Sowohl die mexikanische Bundesregierung als auch die chiapanekische Provinzregierung reagierten auf den Marsch. Innenminister Miguel Osorio Chong bat die Zapatisten am 24. Dezember um Geduld: »Präsident Peña Nieto kennt die Probleme der indigenen Bevölkerung und fühlt sich ihnen verpflichtet.« Der Gouverneur von Chiapas, Manuel Velasco Coello, ließ mitteilen, er habe die Polizei kaserniert, um einen reibungslosen Ablauf des Marsches zu ermöglichen. Später forderte er Bundesregierung und Parlament dazu auf, sich der Forderungen der rebellischen Bewegung anzunehmen, »realistische Vorschläge« zur Lösung des Konflikts zu machen und ihnen Taten folgen zu lassen.
Auch die Gemeinsame Kommission von Senat und Abgeordnetenhaus meldete sich zu Wort. Mitglieder des Gremiums erklärten, es sei notwendig, den Dialog mit den Zapatisten zu suchen und die Abkommen von San Andrés umzusetzen. Die 1996 zwischen der EZLN und der Regierung geschlossene Vereinbarung sieht die Anerkennung der Rechte und der Kultur der indigenen Bevölkerung Mexikos in der Verfassung vor. Sie wurde jedoch von der Regierung nicht wie vereinbart umgesetzt. Die Zapatisten begannen nach der verwässerten Verfassungsreform von 2001, die sie als »Verrat« bezeichneten, mit dem Aufbau eigener Autonomiestrukturen in Form von fünf Regionalregierungen.
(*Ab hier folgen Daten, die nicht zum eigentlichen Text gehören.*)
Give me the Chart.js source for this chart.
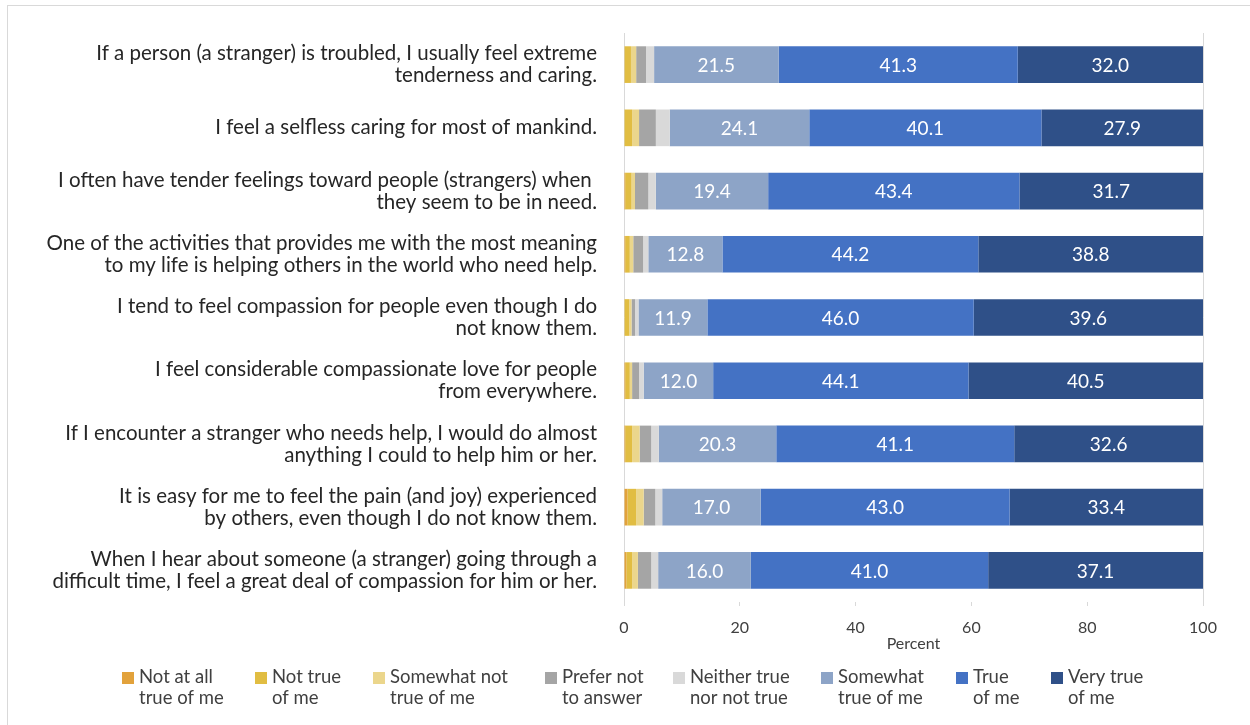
<!DOCTYPE html>
<html>
<head>
<meta charset="utf-8">
<title>Compassion items</title>
<script src="https://cdn.jsdelivr.net/npm/chart.js@4.4.1/dist/chart.umd.min.js"></script>
<style>
  html, body { margin: 0; padding: 0; background: #ffffff; }
  #wrap { width: 1250px; height: 725px; position: relative; }
</style>
</head>
<body>
<div id="wrap"><canvas id="chart" width="1250" height="725"></canvas></div>
<script>
// Survey items (one bar each), shown as multi-line axis labels
const categories = [
  ['If a person (a stranger) is troubled, I usually feel extreme', 'tenderness and caring.'],
  ['I feel a selfless caring for most of mankind.'],
  ['I often have tender feelings toward people (strangers) when ', 'they seem to be in need.'],
  ['One of the activities that provides me with the most meaning', 'to my life is helping others in the world who need help.'],
  ['I tend to feel compassion for people even though I do', 'not know them.'],
  ['I feel considerable compassionate love for people', 'from everywhere.'],
  ['If I encounter a stranger who needs help, I would do almost', 'anything I could to help him or her.'],
  ['It is easy for me to feel the pain (and joy) experienced', 'by others, even though I do not know them.'],
  ['When I hear about someone (a stranger) going through a', 'difficult time, I feel a great deal of compassion for him or her.']
];

// Response options, split into two legend lines
const seriesNames = [
  ['Not at all', 'true of me'],
  ['Not true', 'of me'],
  ['Somewhat not', 'true of me'],
  ['Prefer not', 'to answer'],
  ['Neither true', 'nor not true'],
  ['Somewhat', 'true of me'],
  ['True', 'of me'],
  ['Very true', 'of me']
];

// Percent of respondents per response option
const notAtAllTrue   = [0.1, 0.0, 0.2, 0.2, 0.1, 0.2, 0.2, 0.6, 0.4];
const notTrue        = [1.1, 1.4, 1.1, 0.8, 0.8, 0.8, 1.2, 1.5, 1.0];
const somewhatNot    = [0.9, 1.2, 0.6, 0.6, 0.4, 0.4, 1.3, 1.3, 1.0];
const preferNot      = [1.7, 2.9, 2.3, 1.7, 0.6, 1.2, 2.0, 2.0, 2.3];
const neitherTrue    = [1.4, 2.4, 1.3, 0.9, 0.6, 0.8, 1.3, 1.2, 1.2];
const somewhatTrue   = [21.5, 24.1, 19.4, 12.8, 11.9, 12.0, 20.3, 17.0, 16.0];
const trueOfMe       = [41.3, 40.1, 43.4, 44.2, 46.0, 44.1, 41.1, 43.0, 41.0];
const veryTrue       = [32.0, 27.9, 31.7, 38.8, 39.6, 40.5, 32.6, 33.4, 37.1];

const xTicks = [0, 20, 40, 60, 80, 100];

const seriesValues = [notAtAllTrue, notTrue, somewhatNot, preferNot, neitherTrue, somewhatTrue, trueOfMe, veryTrue];
const seriesColors = ['#E2A23B', '#E1BD42', '#EBD68C', '#A5A5A5', '#D9D9D9', '#8DA4C7', '#4472C4', '#2F5088'];
const labelledSeries = [5, 6, 7];

const FONT = 'Lato, "Open Sans", sans-serif';
Chart.defaults.font.family = FONT;
Chart.defaults.color = '#404040';

// Light frame around the whole figure
const framePlugin = {
  id: 'frame',
  beforeDraw(chart) {
    const ctx = chart.ctx;
    ctx.save();
    ctx.fillStyle = '#ffffff';
    ctx.fillRect(0, 0, chart.width, chart.height);
    ctx.strokeStyle = '#D9D9D9';
    ctx.lineWidth = 1;
    ctx.strokeRect(7.5, 5.5, chart.width + 20, chart.height + 20);
    ctx.restore();
  }
};

// Value labels inside the three "true" segments
const valueLabelPlugin = {
  id: 'valueLabels',
  afterDatasetsDraw(chart) {
    const ctx = chart.ctx;
    ctx.save();
    ctx.fillStyle = '#ffffff';
    ctx.font = '19px ' + FONT;
    ctx.textAlign = 'center';
    ctx.textBaseline = 'middle';
    labelledSeries.forEach(di => {
      const meta = chart.getDatasetMeta(di);
      meta.data.forEach((bar, i) => {
        const p = bar.getProps(['x', 'y', 'base'], true);
        const v = chart.data.datasets[di].data[i];
        ctx.fillText(v.toFixed(1), (p.x + p.base) / 2, p.y + 1);
      });
    });
    ctx.restore();
  }
};

// Two-line legend row below the axis
const legendRowPlugin = {
  id: 'legendRow',
  afterDraw(chart, args, opts) {
    const ctx = chart.ctx;
    ctx.save();
    ctx.font = opts.fontSize + 'px ' + FONT;
    ctx.textBaseline = 'alphabetic';
    ctx.textAlign = 'left';
    chart.data.datasets.forEach((ds, i) => {
      const x = opts.x[i];
      ctx.fillStyle = ds.backgroundColor;
      ctx.fillRect(x, opts.boxTop, opts.box, opts.box);
      ctx.fillStyle = '#404040';
      ds.legendLines.forEach((line, k) => {
        ctx.fillText(line, x + opts.box + opts.gap, opts.baseline + k * opts.lineGap);
      });
    });
    ctx.restore();
  }
};

const datasets = seriesValues.map((vals, i) => ({
  label: seriesNames[i].join(' '),
  legendLines: seriesNames[i],
  data: vals,
  backgroundColor: seriesColors[i],
  borderWidth: 0,
  barPercentage: 0.58,
  categoryPercentage: 1.0
}));

new Chart(document.getElementById('chart'), {
  type: 'bar',
  data: { labels: categories, datasets },
  plugins: [framePlugin, valueLabelPlugin, legendRowPlugin],
  options: {
    indexAxis: 'y',
    responsive: false,
    animation: false,
    layout: { padding: { left: 0, right: 47, top: 33, bottom: 72 } },
    plugins: {
      legend: { display: false },
      tooltip: { enabled: false },
      legendRow: {
        x: [122, 255, 373, 545, 673, 821, 956, 1051],
        boxTop: 672, box: 12, gap: 5, baseline: 683, lineGap: 20.5, fontSize: 18.5
      }
    },
    scales: {
      x: {
        stacked: true,
        min: 0, max: 100,
        afterBuildTicks(scale) { scale.ticks = xTicks.map(v => ({ value: v })); },
        afterFit(scale) { scale.height = 51; },
        border: { display: false },
        grid: {
          color: c => (c.tick && (c.tick.value === 0 || c.tick.value === 100)) ? '#D9D9D9' : 'rgba(0,0,0,0)',
          tickColor: '#D9D9D9',
          tickLength: 4,
          lineWidth: 1
        },
        ticks: { font: { size: 16 }, color: '#404040', padding: 12 },
        title: {
          display: true,
          text: 'Percent',
          font: { size: 16 },
          color: '#404040',
          padding: { top: 0, bottom: 0 }
        }
      },
      y: {
        stacked: true,
        afterFit(scale) {
          scale.width = 624;
          scale.paddingTop = 0;
          scale.paddingBottom = 0;
        },
        border: { display: false },
        grid: { display: false, drawTicks: false },
        ticks: {
          font: { size: 20.5, lineHeight: 22 / 20.5 },
          color: '#262626',
          padding: 27,
          autoSkip: false
        }
      }
    }
  }
});
</script>
</body>
</html>
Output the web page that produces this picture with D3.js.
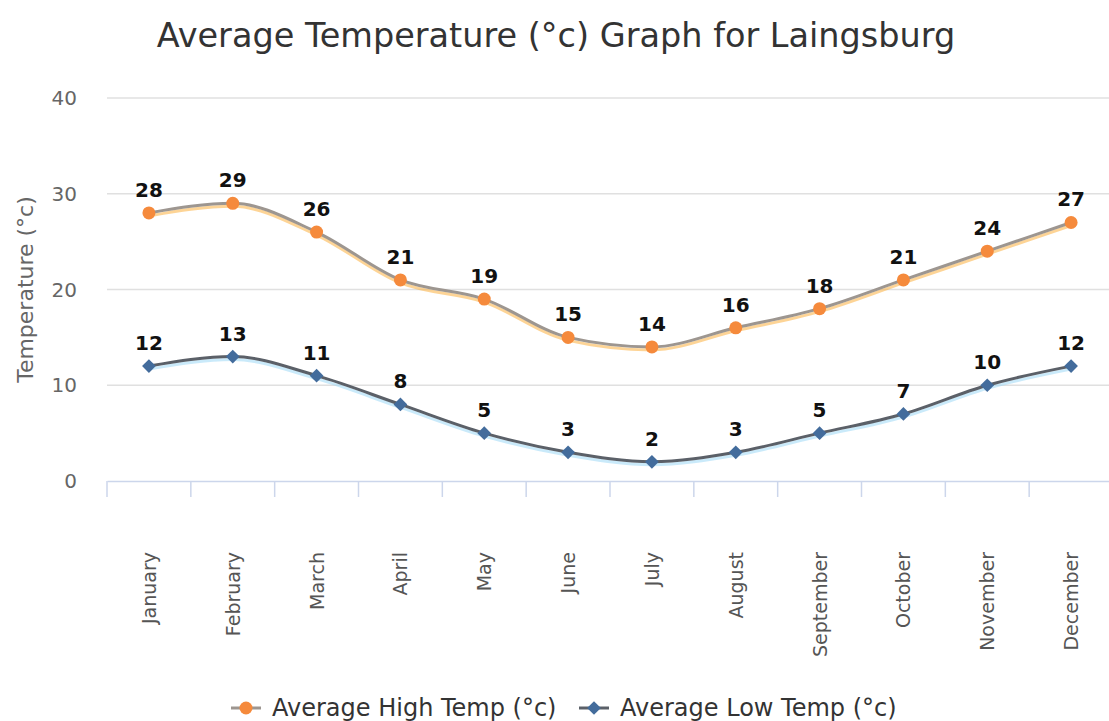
<!DOCTYPE html>
<html><head><meta charset="utf-8">
<script src="https://cdn.jsdelivr.net/npm/d3@7"></script>
<style>body{margin:0;background:#fff}svg{display:block;font-family:"DejaVu Sans",sans-serif}</style>
</head><body><svg id="c" width="1109" height="721"></svg>
<script>
const months = ["January","February","March","April","May","June","July","August","September","October","November","December"];
const highTemps = [28,29,26,21,19,15,14,16,18,21,24,27];
const lowTemps = [12,13,11,8,5,3,2,3,5,7,10,12];
const yTicks = [0,10,20,30,40];
const titleText = "Average Temperature (°c) Graph for Laingsburg";
const yAxisTitle = "Temperature (°c)";
const seriesNames = ["Average High Temp (°c)","Average Low Temp (°c)"];

const svg = d3.select("#c");
const L = 107, R = 1113, T = 98, B = 481;
const x = d3.scaleBand().domain(months).range([L, R]);
const y = d3.scaleLinear().domain([0, 40]).range([B, T]);
const cx = d => x(d) + x.bandwidth() / 2;

svg.append("text").attr("x", 556).attr("y", 47).attr("text-anchor", "middle")
  .attr("font-size", 33.5).attr("fill", "#333").text(titleText);

// grid
svg.append("g").selectAll("line").data(yTicks.filter(t => t > 0)).join("line")
  .attr("x1", L).attr("x2", R).attr("y1", d => y(d)).attr("y2", d => y(d))
  .attr("stroke", "#e0e0e0").attr("stroke-width", 1.5);
svg.append("g").selectAll("text").data(yTicks).join("text")
  .attr("x", 77).attr("y", d => y(d) + 7).attr("text-anchor", "end")
  .attr("font-size", 20).attr("fill", "#666").text(d => d);

svg.append("text").attr("transform", `translate(33,${(T + B) / 2}) rotate(-90)`)
  .attr("text-anchor", "middle").attr("font-size", 22).attr("fill", "#666").text(yAxisTitle);

// x axis
const xa = svg.append("g").attr("transform", `translate(0,${B})`)
  .call(d3.axisBottom(x).tickSize(0).tickFormat(""));
xa.select(".domain").attr("stroke", "#ccd6eb").attr("stroke-width", 1.5);
svg.append("g").selectAll("line").data(d3.range(months.length + 1)).join("line")
  .attr("x1", i => L + i * x.step()).attr("x2", i => L + i * x.step())
  .attr("y1", B).attr("y2", B + 16).attr("stroke", "#ccd6eb").attr("stroke-width", 1.5);
svg.append("g").selectAll("text").data(months).join("text")
  .attr("transform", d => `translate(${cx(d) + 7},552) rotate(-90)`)
  .attr("text-anchor", "end").attr("font-size", 19).attr("fill", "#555").text(d => d);

const line = d3.line().x((d, i) => cx(months[i])).y(d => y(d)).curve(d3.curveMonotoneX);

function series(vals, under, over, markerFill, shape, labelOff) {
  const g = svg.append("g");
  g.append("path").attr("d", line(vals)).attr("fill", "none").attr("stroke", under)
    .attr("stroke-width", 3).attr("opacity", 0.55).attr("transform", "translate(0,3)");
  g.append("path").attr("d", line(vals)).attr("fill", "none").attr("stroke", over).attr("stroke-width", 3);
  if (shape === "circle") {
    g.selectAll("circle").data(vals).join("circle")
      .attr("cx", (d, i) => cx(months[i])).attr("cy", d => y(d)).attr("r", 6.5)
      .attr("fill", markerFill);
  } else {
    g.selectAll("path.m").data(vals).join("path").attr("class", "m")
      .attr("d", d3.symbol(d3.symbolDiamond2, 120)())
      .attr("transform", (d, i) => `translate(${cx(months[i])},${y(d)})`)
      .attr("fill", markerFill);
  }
  g.selectAll("text").data(vals).join("text")
    .attr("x", (d, i) => cx(months[i])).attr("y", d => y(d) - labelOff)
    .attr("text-anchor", "middle").attr("font-size", 20).attr("font-weight", "bold")
    .attr("fill", "#111").text(d => d);
}
series(highTemps, "#fbb040", "#9d9690", "#f58a3c", "circle", 16);
series(lowTemps, "#9fd8f5", "#5b6068", "#436c9c", "diamond", 16);

// legend
const lg = svg.append("g");
const items = [
  {x: 231, name: seriesNames[0], line: "#9d9690", fill: "#f58a3c", shape: "circle"},
  {x: 579, name: seriesNames[1], line: "#5b6068", fill: "#436c9c", shape: "diamond"}
];
items.forEach(it => {
  lg.append("line").attr("x1", it.x).attr("x2", it.x + 30).attr("y1", 708).attr("y2", 708)
    .attr("stroke", it.line).attr("stroke-width", 3);
  if (it.shape === "circle") lg.append("circle").attr("cx", it.x + 15).attr("cy", 708).attr("r", 6.5).attr("fill", it.fill);
  else lg.append("path").attr("d", d3.symbol(d3.symbolDiamond2, 120)()).attr("transform", `translate(${it.x + 15},708)`).attr("fill", it.fill);
  lg.append("text").attr("x", it.x + 41).attr("y", 716).attr("font-size", 24).attr("fill", "#333").text(it.name);
});
</script></body></html>
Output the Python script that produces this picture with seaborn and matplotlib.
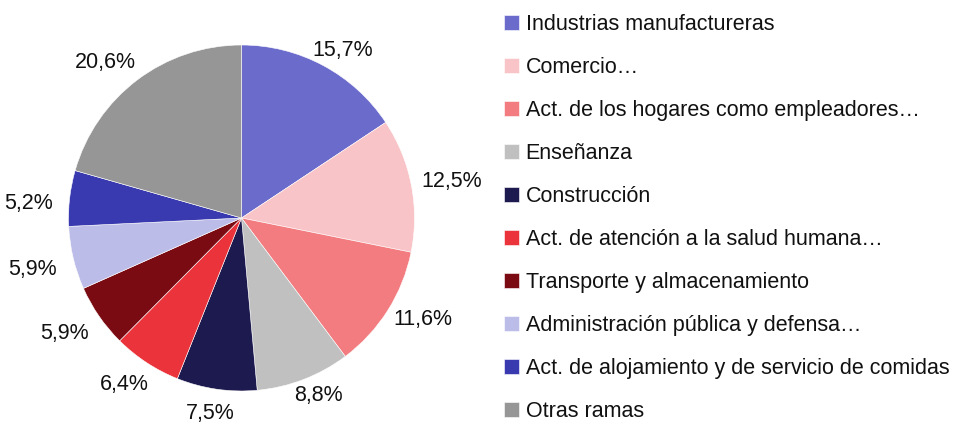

Die Aktionen der EZLN machen deutlich, dass die Bewegung auch 19 Jahre nach dem Aufstand noch eine beeindruckende Mobilisierungsfähigkeit hat. 2012 veröffentlichten die fünf zapatistischen »Räte der Guten Regierung« so viele Beschwerden wie seit Jahren nicht mehr. In den meisten Konflikten ging es um Boden, das wichtigste Gut der zum Großteil in Subsistenzwirtschaft lebenden kleinbäuerlichen indigenen Bevölkerung von Chiapas. Für Beunruhigung bei Menschenrechtsorganisationen sorgten die zunehmende Gewalt in diesen Konflikten und die Tatsache, dass die chiapanekische Regierung entweder tatenlos zusah oder die Aggressoren schützte, wie im Fall der Neuen Siedlung »Comandante Abel« im Norden von Chiapas.